Jenna siedziała na hotelowym tarasie, gdy dwaj młodzi ludzie podjęli próbę kradzieży telefonu komórkowego, leżącego przed nią na stole. Law powiedział, że nie wiadomo, do kogo należała komórka, lecz ochroniarze panny Bush zareagowali błyskawicznie na poczynania niedoszłych złodziei.
Jeden ochroniarz uderzył potencjalnego złodzieja w usta - poinformował urzędnik ambasady, dodając, że innych szczegółów nie zna. Nie był w stanie potwierdzić doniesień hiszpańskiej agencji EFE, która podała, że agent ochrony wymierzył broń w jednego z podejrzanych.

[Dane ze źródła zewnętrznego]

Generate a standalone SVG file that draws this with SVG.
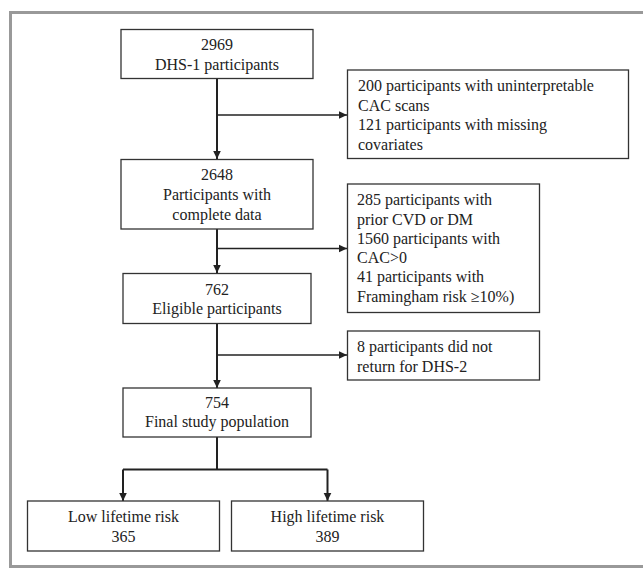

Agencja EFE podała, że córka prezydenta nie ucierpiała, nie wniosła też oskarżenia przeciwko dwóm mężczyznom, więc ich nie aresztowano.
22-letnia Jenna Bush przebywała w Hiszpanii od końca maja. Uczestniczyła w katolickiej pielgrzymce do Santiago de Compostela, które od czasów średniowiecza - kiedy odkryto grób uznany za miejsce pochówku apostoła Jakuba Starszego - jest celem pielgrzymek z całej Europy.
Rzecznik ambasady powiedział, że córka prezydenta Busha już wyjechała z Hiszpanii.